新しい順に聴いていった。『モチベーションが死んでる』のダンサブルなフレーズと低音の強さ、『東京マヌカン』の、今まで聴いたどんな曲ともまるで似ていない歌詞に撃ち抜かれた。初投稿の『ハナウタ』まですべて聴き終えて、『Obscure Questions』を買った。テスト勉強中ずっと流していた覚えがある。

高校に入ってからはTwitterを始めて、同好の士にたくさん出会った。ライブに行って暴れ倒したり、ずっと歌詞の考察を続けたりした。

大学に入ってからはサブスクに加入し、毎日の通学中にピノキオピーを聴いている。他のアーティストを聴くこともあるが、特に心が疲れているときはピノキオピーしか耳にすんなり入ってこない。
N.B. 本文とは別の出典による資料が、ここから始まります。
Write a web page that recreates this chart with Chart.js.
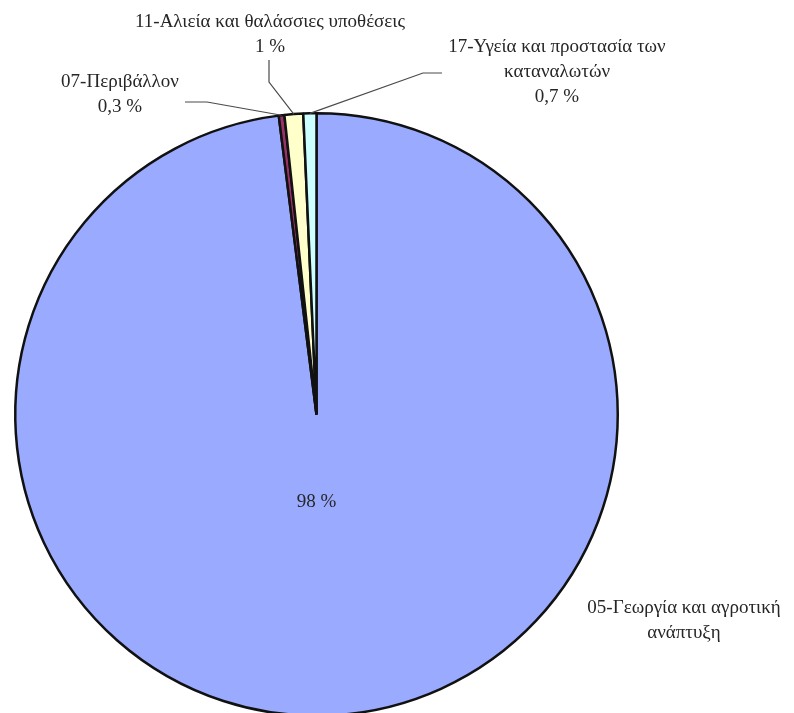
<!DOCTYPE html>
<html>
<head>
<meta charset="utf-8">
<script src="https://cdn.jsdelivr.net/npm/chart.js@4"></script>
<style>
  html, body { margin: 0; padding: 0; overflow: hidden; background: #fff; }
  #wrap { width: 794px; height: 713px; overflow: hidden; }
</style>
</head>
<body>
<div id="wrap"><canvas id="myChart" width="794" height="830"></canvas></div>
<script>
// data
var categories = [
  "05-Γεωργία και αγροτική ανάπτυξη",
  "07-Περιβάλλον",
  "11-Αλιεία και θαλάσσιες υποθέσεις",
  "17-Υγεία και προστασία των καταναλωτών"
];
var shares = [98, 0.3, 1, 0.7];
var colors = ["#9AABFF", "#993366", "#FFFFCC", "#CCFFFF"];

// label text lines (category split as in the picture) and their placement
var labelLines = [
  ["05-Γεωργία και αγροτική", "ανάπτυξη"],
  ["07-Περιβάλλον"],
  ["11-Αλιεία και θαλάσσιες υποθέσεις"],
  ["17-Υγεία και προστασία των", "καταναλωτών"]
];
var labelCenter = [[684, 608], [120, 82], [270, 22], [557, 47]];
// leader line: start point and elbow, end is the slice's outer midpoint
var leaders = [null, [[185, 102], [207, 102]], [[269, 60], [269, 82]], [[442, 73], [423, 73]]];

var font = "19px 'Liberation Serif', serif";
var lineH = 25;

function pct(v) {
  return String(v).replace(".", ",") + " %";
}

var labelsPlugin = {
  id: "pieLabels",
  afterDatasetsDraw: function (chart) {
    var ctx = chart.ctx;
    var arcs = chart.getDatasetMeta(0).data;
    ctx.save();
    ctx.font = font;
    ctx.fillStyle = "#262626";
    ctx.textAlign = "center";
    ctx.textBaseline = "middle";
    arcs.forEach(function (arc, i) {
      var p = arc.getProps(["x", "y", "startAngle", "endAngle", "outerRadius"], true);
      var mid = (p.startAngle + p.endAngle) / 2;
      var c = labelCenter[i];
      var lines = labelLines[i];
      if (i === 0) {
        // big slice: percentage inside, name outside
        ctx.fillText(pct(shares[i]), p.x, p.y + p.outerRadius * 0.29);
      } else {
        lines = lines.concat([pct(shares[i])]);
      }
      lines.forEach(function (t, k) {
        ctx.fillText(t, c[0], c[1] + k * lineH);
      });
      var ld = leaders[i];
      if (ld) {
        ctx.beginPath();
        ctx.strokeStyle = "#4a4a4a";
        ctx.lineWidth = 1.2;
        ctx.moveTo(ld[0][0], ld[0][1]);
        ctx.lineTo(ld[1][0], ld[1][1]);
        ctx.lineTo(p.x + Math.cos(mid) * p.outerRadius, p.y + Math.sin(mid) * p.outerRadius);
        ctx.stroke();
      }
    });
    ctx.restore();
  }
};

var ctx = document.getElementById("myChart").getContext("2d");
var myChart = new Chart(ctx, {
  type: "pie",
  data: {
    labels: categories,
    datasets: [{
      data: shares,
      backgroundColor: colors,
      borderColor: "#111111",
      borderWidth: 2.5
    }]
  },
  options: {
    responsive: false,
    animation: false,
    layout: { padding: { left: 14, right: 175, top: 112, bottom: 113 } },
    plugins: {
      legend: { display: false },
      tooltip: { enabled: false }
    }
  },
  plugins: [labelsPlugin]
});
</script>
</body>
</html>
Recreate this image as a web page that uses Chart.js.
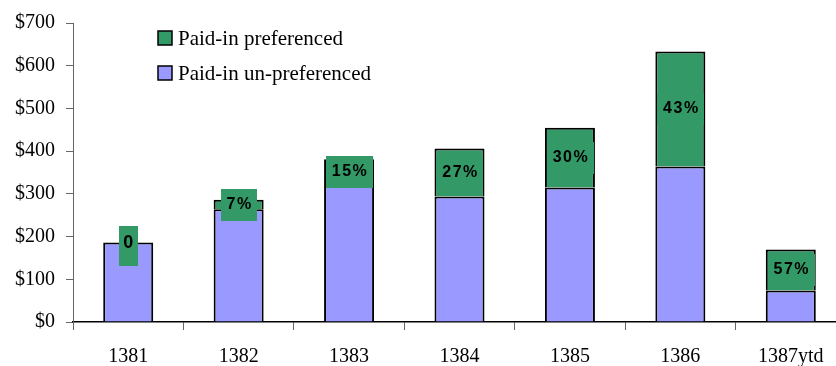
<!DOCTYPE html>
<html>
<head>
<meta charset="utf-8">
<script src="https://cdn.jsdelivr.net/npm/chart.js@4"></script>
<style>
  html, body { margin: 0; padding: 0; background: #fff; overflow: hidden; }
  #wrap { width: 850px; height: 366px; }
</style>
</head>
<body>
<div id="wrap"><canvas id="c" width="850" height="366"></canvas></div>
<script>
// Paid-in capital by year ($), split by preference status
const years = ['1381', '1382', '1383', '1384', '1385', '1386', '1387ytd'];
const unPreferenced = [186, 264, 323, 294, 315, 364, 74];
const preferenced = [0, 22, 58, 112, 140, 269, 96];
const shareLabels = ['0', '7%', '15%', '27%', '30%', '43%', '57%'];
const yTicks = [0, 100, 200, 300, 400, 500, 600, 700];

const PURPLE = '#9999FF';
const GREEN = '#339966';
const SERIF = '"Liberation Serif", "Times New Roman", serif';
const SANS = '"Liberation Sans", Arial, sans-serif';

// Share labels on green tags, centred on the preferenced segment
const shareLabelPlugin = {
  id: 'shareLabels',
  afterDatasetsDraw(chart) {
    const ctx = chart.ctx;
    const meta = chart.getDatasetMeta(1);
    ctx.save();
    ctx.textAlign = 'center';
    ctx.textBaseline = 'middle';
    meta.data.forEach((bar, i) => {
      const text = shareLabels[i];
      const single = text.length === 1;
      ctx.font = 'bold ' + (single ? 18 : 16) + 'px ' + SANS;
      if ('letterSpacing' in ctx) ctx.letterSpacing = single ? '0px' : '1.5px';
      const cx = bar.x;
      const cy = (bar.y + bar.base) / 2;
      const w = ctx.measureText(text).width + (single ? 9 : 10);
      const h = single ? 40 : 32;
      ctx.fillStyle = GREEN;
      ctx.fillRect(Math.round(cx - w / 2), Math.round(cy - h / 2 + (single ? 3 : 0)), Math.round(w), h);
      ctx.fillStyle = '#000';
      ctx.fillText(text, cx + (single ? 0 : 1), cy);
    });
    ctx.restore();
  }
};

// Legend drawn inside the plot, preferenced series listed first
const insideLegendPlugin = {
  id: 'insideLegend',
  afterDraw(chart) {
    const ctx = chart.ctx;
    const items = chart.data.datasets.slice().reverse();
    ctx.save();
    ctx.font = '21px ' + SERIF;
    ctx.textAlign = 'left';
    ctx.textBaseline = 'middle';
    items.forEach((ds, i) => {
      const y = 38 + i * 35;
      ctx.fillStyle = ds.backgroundColor;
      ctx.fillRect(158, y - 7, 14, 14);
      ctx.strokeStyle = '#000';
      ctx.lineWidth = 1.5;
      ctx.strokeRect(158, y - 7, 14, 14);
      ctx.fillStyle = '#000';
      ctx.fillText(ds.label, 178, y + 1);
    });
    ctx.restore();
  }
};

new Chart(document.getElementById('c'), {
  type: 'bar',
  data: {
    labels: years,
    datasets: [
      {
        label: 'Paid-in un-preferenced',
        data: unPreferenced,
        backgroundColor: PURPLE,
        borderColor: '#000',
        borderWidth: 2,
        borderSkipped: 'start'
      },
      {
        label: 'Paid-in preferenced',
        data: preferenced,
        backgroundColor: GREEN,
        borderColor: '#000',
        borderWidth: 2,
        borderSkipped: 'start'
      }
    ]
  },
  options: {
    responsive: false,
    animation: false,
    layout: { padding: { top: 22, left: 0, right: 4, bottom: 0 } },
    plugins: { legend: { display: false }, tooltip: { enabled: false } },
    datasets: { bar: { categoryPercentage: 1, barPercentage: 0.453 } },
    scales: {
      x: {
        stacked: true,
        afterFit(scale) { scale.height = 44; },
        grid: { drawOnChartArea: false, offset: true, tickLength: 8, color: '#666', lineWidth: 1 },
        border: { color: '#000', width: 1.5 },
        ticks: { color: '#000', font: { family: SERIF, size: 20 }, padding: 15, maxRotation: 0 }
      },
      y: {
        stacked: true,
        min: 0,
        max: 700,
        afterFit(scale) { scale.width = 73; },
        afterBuildTicks(scale) { scale.ticks = yTicks.map(v => ({ value: v })); },
        grid: { drawOnChartArea: false, tickLength: 7, color: '#666', lineWidth: 1 },
        border: { color: '#666', width: 1 },
        ticks: {
          color: '#000',
          font: { family: SERIF, size: 20 },
          padding: 11,
          callback: v => '$' + v
        }
      }
    }
  },
  plugins: [shareLabelPlugin, insideLegendPlugin]
});
</script>
</body>
</html>
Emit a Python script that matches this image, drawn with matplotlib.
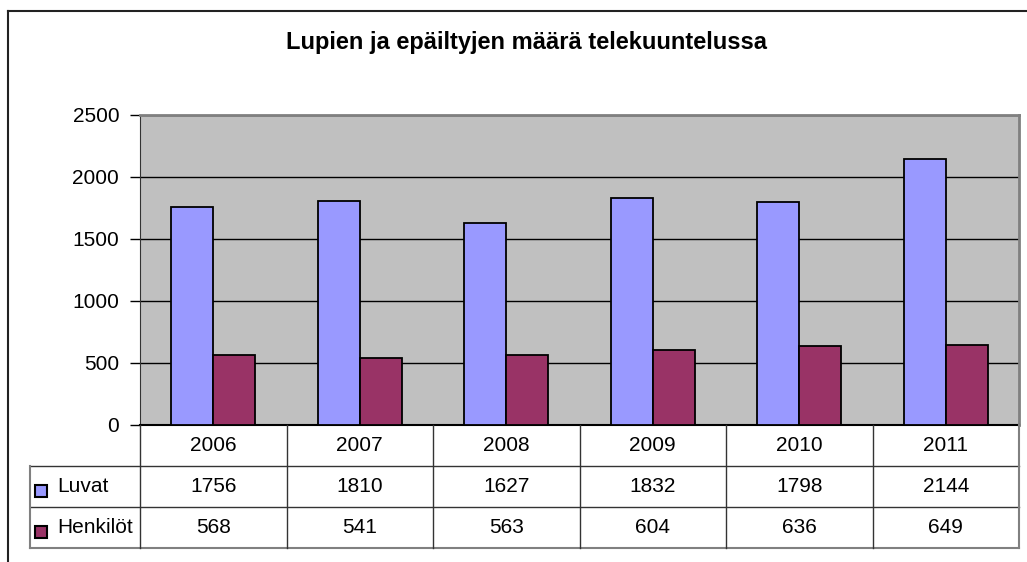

外側はポップでユーモラスだけど、内側には反骨精神やあまのじゃく、冷笑が満ちて、さらにその核には慈愛の芯が通っていて、重層的な魅力がある。ピノキオピーを聴くとは、その皮を360°から観察して、丁寧に剝がしていくことなのだと思う。
私的な経験や世界の出来事を知ることを通し、歌詞の読み方ががらりと変わることもある。逆に、ピノキオピーの詞が世界の一端を言葉にしたところから、思考実験を重ねていって、身の周りの出来事への、腑に落ちる説明に結実することもある。
これからも、しばらくはピノキオピーに冷めることはないだろう。一生聴き続けるかもしれない。